En Polonia los matarifes, ya expertos en estas lides lograron también todos sus objetivos y para nada sirvió la enorme dispersión de las víctimas en esas aldeas, pueblos y ciudades donde todavía respiraban. Los guetos fueron machacados, incluidas las concentraciones judías en Varsovia y Lódz y las innumerables aldeas y pueblos de esas regiones fueron peinados a conciencia. Los historiadores que años más tarde escudriñaron toda la región en busca de datos y documentación para sus libros, se asombraron de la perfección logística que alcanzaron los monstruos desalmados que llevaron a cabo tan gigantesco genosidio.
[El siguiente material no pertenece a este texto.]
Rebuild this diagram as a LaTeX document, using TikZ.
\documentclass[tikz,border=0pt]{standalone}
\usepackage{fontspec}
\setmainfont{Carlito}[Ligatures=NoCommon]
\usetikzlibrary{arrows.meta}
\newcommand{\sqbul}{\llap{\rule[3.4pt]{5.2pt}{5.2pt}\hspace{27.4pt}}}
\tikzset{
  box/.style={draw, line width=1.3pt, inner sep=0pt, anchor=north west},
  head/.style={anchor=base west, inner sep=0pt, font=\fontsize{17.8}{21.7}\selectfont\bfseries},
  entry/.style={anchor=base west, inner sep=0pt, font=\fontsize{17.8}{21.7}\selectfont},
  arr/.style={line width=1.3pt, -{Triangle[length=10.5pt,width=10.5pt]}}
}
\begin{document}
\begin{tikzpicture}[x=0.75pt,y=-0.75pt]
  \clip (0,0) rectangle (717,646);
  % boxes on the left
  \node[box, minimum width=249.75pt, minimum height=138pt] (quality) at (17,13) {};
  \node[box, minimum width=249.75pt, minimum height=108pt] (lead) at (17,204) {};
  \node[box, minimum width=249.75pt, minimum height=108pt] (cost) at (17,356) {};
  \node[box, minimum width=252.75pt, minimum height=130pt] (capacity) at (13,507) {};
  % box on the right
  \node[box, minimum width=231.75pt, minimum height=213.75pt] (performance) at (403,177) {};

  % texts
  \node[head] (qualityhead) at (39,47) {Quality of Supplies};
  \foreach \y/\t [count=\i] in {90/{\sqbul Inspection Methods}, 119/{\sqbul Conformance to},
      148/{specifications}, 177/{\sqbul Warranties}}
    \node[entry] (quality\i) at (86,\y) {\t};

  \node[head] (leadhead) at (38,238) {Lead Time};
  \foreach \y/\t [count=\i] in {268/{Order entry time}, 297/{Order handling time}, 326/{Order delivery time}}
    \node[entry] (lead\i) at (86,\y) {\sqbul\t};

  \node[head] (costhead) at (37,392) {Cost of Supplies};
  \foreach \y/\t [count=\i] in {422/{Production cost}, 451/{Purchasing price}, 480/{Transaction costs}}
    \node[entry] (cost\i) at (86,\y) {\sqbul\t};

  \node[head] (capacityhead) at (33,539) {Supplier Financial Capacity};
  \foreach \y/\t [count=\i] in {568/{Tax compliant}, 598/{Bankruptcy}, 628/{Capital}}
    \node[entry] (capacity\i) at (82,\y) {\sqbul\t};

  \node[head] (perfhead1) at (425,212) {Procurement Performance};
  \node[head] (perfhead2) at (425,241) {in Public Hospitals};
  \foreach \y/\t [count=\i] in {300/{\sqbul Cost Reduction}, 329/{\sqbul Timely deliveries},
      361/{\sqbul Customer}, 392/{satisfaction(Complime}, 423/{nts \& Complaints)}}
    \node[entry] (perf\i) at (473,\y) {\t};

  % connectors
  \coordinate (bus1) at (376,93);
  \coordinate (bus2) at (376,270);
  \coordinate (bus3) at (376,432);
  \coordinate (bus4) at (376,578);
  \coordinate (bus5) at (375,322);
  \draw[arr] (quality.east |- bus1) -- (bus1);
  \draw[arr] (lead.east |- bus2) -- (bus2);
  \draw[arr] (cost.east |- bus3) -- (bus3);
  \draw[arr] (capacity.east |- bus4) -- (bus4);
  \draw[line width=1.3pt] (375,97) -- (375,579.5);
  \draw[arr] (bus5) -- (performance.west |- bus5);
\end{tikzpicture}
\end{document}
Me imagino que Hitler, en su desmesurado afan por liquidar a todos los judíos a su alcance se nutrió seguramente, en sus lecturas, de hombres como Heinrich Class (1868-1953) fundador e instigador de la Liga Pangermánica (Alldeutscher Verband), un poderoso grupo de presión a favor de la guerra y la pureza racial, que impulsó la publicación y distribución de panfletos antisemitas, y que en 1917 proclamaba que ya el antisemitismo alcanzaba, gracias al celo y al trabajo de zapa de su Liga, proporciones nunca vistas antes en Europa. La revolución rusa de 1917 y su desarrollo también disparó hasta límites increíbles el odio al judío, añadiendo un componente justificativo decisivo: los judíos dirigían internacionalmente, a través de sus numerosas organizaciones secretas y otros grupos, la revolución rusa para cambiar el orden mundial. Heinrich Class llegó a utilizar en esos días, sin ningún pudor, las vergonzosas palabras del dramaturgo romántico Alemán Heinrich Wilhelm von Kleist dirigidas en 1813 a los anti semitas franceses: “¡Matadlos, el tribunal del mundo no os pide razones!”